(Collected data):
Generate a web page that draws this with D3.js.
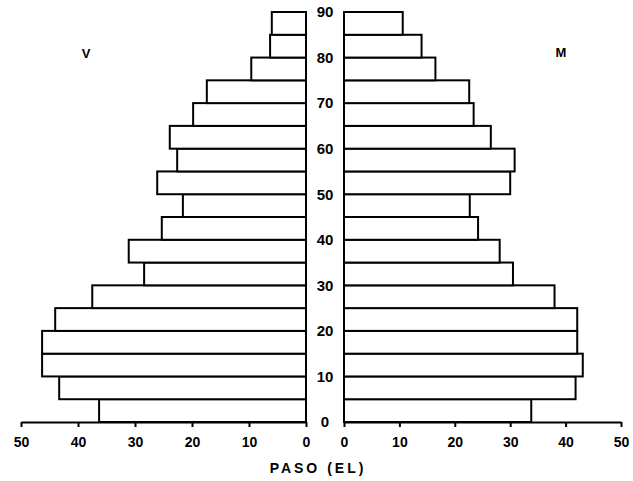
<!DOCTYPE html>
<html>
<head>
<meta charset="utf-8">
<script src="https://cdn.jsdelivr.net/npm/d3@7"></script>
<style>
  body { margin: 0; background: #fff; }
  svg { display: block; }
  .tick text { font-family: "Liberation Sans", Arial, sans-serif; font-weight: bold; font-size: 13px; fill: #000; }
  .lbl { font-family: "Liberation Sans", Arial, sans-serif; font-weight: bold; fill: #000; }
</style>
</head>
<body>
<div id="chart"></div>
<script>
// age groups (lower bound, 5-year classes)
const ageStarts = [0, 5, 10, 15, 20, 25, 30, 35, 40, 45, 50, 55, 60, 65, 70, 75, 80, 85];
// V (left) and M (right)
const valuesV = [36.3, 43.3, 46.3, 46.3, 44.0, 37.5, 28.4, 31.1, 25.3, 21.6, 26.1, 22.6, 23.9, 19.8, 17.4, 9.6, 6.3, 6.0];
const valuesM = [33.8, 41.8, 43.1, 42.1, 42.1, 38.0, 30.5, 28.1, 24.2, 22.7, 30.0, 30.8, 26.5, 23.4, 22.6, 16.5, 14.0, 10.6];
const xTicks = [0, 10, 20, 30, 40, 50];
const ageTicks = [0, 10, 20, 30, 40, 50, 60, 70, 80, 90];

const width = 633, height = 481;
const svg = d3.select("#chart").append("svg")
    .attr("width", width)
    .attr("height", height);

const xL = d3.scaleLinear().domain([0, 50]).range([306, 21]);
const xR = d3.scaleLinear().domain([0, 50]).range([344, 621]);
const y = d3.scaleLinear().domain([0, 90]).range([422, 12]);

const rows = ageStarts.map((a, i) => ({ age: a, v: valuesV[i], m: valuesM[i] }));

// left bars (V)
svg.selectAll(".barV")
    .data(rows)
    .join("rect")
    .attr("class", "barV")
    .attr("x", d => xL(d.v))
    .attr("y", d => y(d.age + 5))
    .attr("width", d => xL(0) - xL(d.v))
    .attr("height", d => y(d.age) - y(d.age + 5))
    .attr("fill", "#fff")
    .attr("stroke", "#000")
    .attr("stroke-width", 2);

// right bars (M)
svg.selectAll(".barM")
    .data(rows)
    .join("rect")
    .attr("class", "barM")
    .attr("x", xR(0))
    .attr("y", d => y(d.age + 5))
    .attr("width", d => xR(d.m) - xR(0))
    .attr("height", d => y(d.age) - y(d.age + 5))
    .attr("fill", "#fff")
    .attr("stroke", "#000")
    .attr("stroke-width", 2);

// x axes
function styleAxis(g) {
    g.select(".domain").attr("stroke", "#000").attr("stroke-width", 2);
    g.selectAll(".tick line").attr("stroke", "#000").attr("stroke-width", 2);
    g.selectAll(".tick text").attr("dy", "0.9em").style("font-size", "14px");
}

svg.append("g")
    .attr("class", "x axis left")
    .attr("transform", `translate(0,${y(0)})`)
    .call(d3.axisBottom(xL).tickValues(xTicks).tickSize(5).tickSizeOuter(0).tickPadding(7))
    .call(styleAxis);

svg.append("g")
    .attr("class", "x axis right")
    .attr("transform", `translate(0,${y(0)})`)
    .call(d3.axisBottom(xR).tickValues(xTicks).tickSize(5).tickSizeOuter(0).tickPadding(7))
    .call(styleAxis);

// age labels in the middle
svg.append("g")
    .attr("class", "y axis")
    .attr("transform", `translate(325,0)`)
    .call(d3.axisRight(y).tickValues(ageTicks).tickSize(0).tickPadding(0))
    .call(g => g.select(".domain").remove())
    .call(g => g.selectAll(".tick text")
        .attr("text-anchor", "middle")
        .style("font-size", "15px"));

// labels
svg.append("text")
    .attr("class", "lbl")
    .attr("x", 86)
    .attr("y", 58)
    .attr("text-anchor", "middle")
    .style("font-size", "13px")
    .text("V");

svg.append("text")
    .attr("class", "lbl")
    .attr("x", 561)
    .attr("y", 57)
    .attr("text-anchor", "middle")
    .style("font-size", "13px")
    .text("M");

svg.append("text")
    .attr("class", "lbl")
    .attr("x", 318)
    .attr("y", 473)
    .attr("text-anchor", "middle")
    .style("font-size", "14px")
    .style("letter-spacing", "3px")
    .text("PASO (EL)");
</script>
</body>
</html>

(What is being asked): All the material shown above is to be copied exactly, with no pictures carried over.

(Exercise response):
Generate a web page that draws this with D3.js.
<!DOCTYPE html>
<html>
<head>
<meta charset="utf-8">
<script src="https://cdn.jsdelivr.net/npm/d3@7"></script>
<style>
  body { margin: 0; background: #fff; }
  svg { display: block; }
  .tick text { font-family: "Liberation Sans", Arial, sans-serif; font-weight: bold; font-size: 13px; fill: #000; }
  .lbl { font-family: "Liberation Sans", Arial, sans-serif; font-weight: bold; fill: #000; }
</style>
</head>
<body>
<div id="chart"></div>
<script>
// age groups (lower bound, 5-year classes)
const ageStarts = [0, 5, 10, 15, 20, 25, 30, 35, 40, 45, 50, 55, 60, 65, 70, 75, 80, 85];
// V (left) and M (right)
const valuesV = [36.3, 43.3, 46.3, 46.3, 44.0, 37.5, 28.4, 31.1, 25.3, 21.6, 26.1, 22.6, 23.9, 19.8, 17.4, 9.6, 6.3, 6.0];
const valuesM = [33.8, 41.8, 43.1, 42.1, 42.1, 38.0, 30.5, 28.1, 24.2, 22.7, 30.0, 30.8, 26.5, 23.4, 22.6, 16.5, 14.0, 10.6];
const xTicks = [0, 10, 20, 30, 40, 50];
const ageTicks = [0, 10, 20, 30, 40, 50, 60, 70, 80, 90];

const width = 633, height = 481;
const svg = d3.select("#chart").append("svg")
    .attr("width", width)
    .attr("height", height);

const xL = d3.scaleLinear().domain([0, 50]).range([306, 21]);
const xR = d3.scaleLinear().domain([0, 50]).range([344, 621]);
const y = d3.scaleLinear().domain([0, 90]).range([422, 12]);

const rows = ageStarts.map((a, i) => ({ age: a, v: valuesV[i], m: valuesM[i] }));

// left bars (V)
svg.selectAll(".barV")
    .data(rows)
    .join("rect")
    .attr("class", "barV")
    .attr("x", d => xL(d.v))
    .attr("y", d => y(d.age + 5))
    .attr("width", d => xL(0) - xL(d.v))
    .attr("height", d => y(d.age) - y(d.age + 5))
    .attr("fill", "#fff")
    .attr("stroke", "#000")
    .attr("stroke-width", 2);

// right bars (M)
svg.selectAll(".barM")
    .data(rows)
    .join("rect")
    .attr("class", "barM")
    .attr("x", xR(0))
    .attr("y", d => y(d.age + 5))
    .attr("width", d => xR(d.m) - xR(0))
    .attr("height", d => y(d.age) - y(d.age + 5))
    .attr("fill", "#fff")
    .attr("stroke", "#000")
    .attr("stroke-width", 2);

// x axes
function styleAxis(g) {
    g.select(".domain").attr("stroke", "#000").attr("stroke-width", 2);
    g.selectAll(".tick line").attr("stroke", "#000").attr("stroke-width", 2);
    g.selectAll(".tick text").attr("dy", "0.9em").style("font-size", "14px");
}

svg.append("g")
    .attr("class", "x axis left")
    .attr("transform", `translate(0,${y(0)})`)
    .call(d3.axisBottom(xL).tickValues(xTicks).tickSize(5).tickSizeOuter(0).tickPadding(7))
    .call(styleAxis);

svg.append("g")
    .attr("class", "x axis right")
    .attr("transform", `translate(0,${y(0)})`)
    .call(d3.axisBottom(xR).tickValues(xTicks).tickSize(5).tickSizeOuter(0).tickPadding(7))
    .call(styleAxis);

// age labels in the middle
svg.append("g")
    .attr("class", "y axis")
    .attr("transform", `translate(325,0)`)
    .call(d3.axisRight(y).tickValues(ageTicks).tickSize(0).tickPadding(0))
    .call(g => g.select(".domain").remove())
    .call(g => g.selectAll(".tick text")
        .attr("text-anchor", "middle")
        .style("font-size", "15px"));

// labels
svg.append("text")
    .attr("class", "lbl")
    .attr("x", 86)
    .attr("y", 58)
    .attr("text-anchor", "middle")
    .style("font-size", "13px")
    .text("V");

svg.append("text")
    .attr("class", "lbl")
    .attr("x", 561)
    .attr("y", 57)
    .attr("text-anchor", "middle")
    .style("font-size", "13px")
    .text("M");

svg.append("text")
    .attr("class", "lbl")
    .attr("x", 318)
    .attr("y", 473)
    .attr("text-anchor", "middle")
    .style("font-size", "14px")
    .style("letter-spacing", "3px")
    .text("PASO (EL)");
</script>
</body>
</html>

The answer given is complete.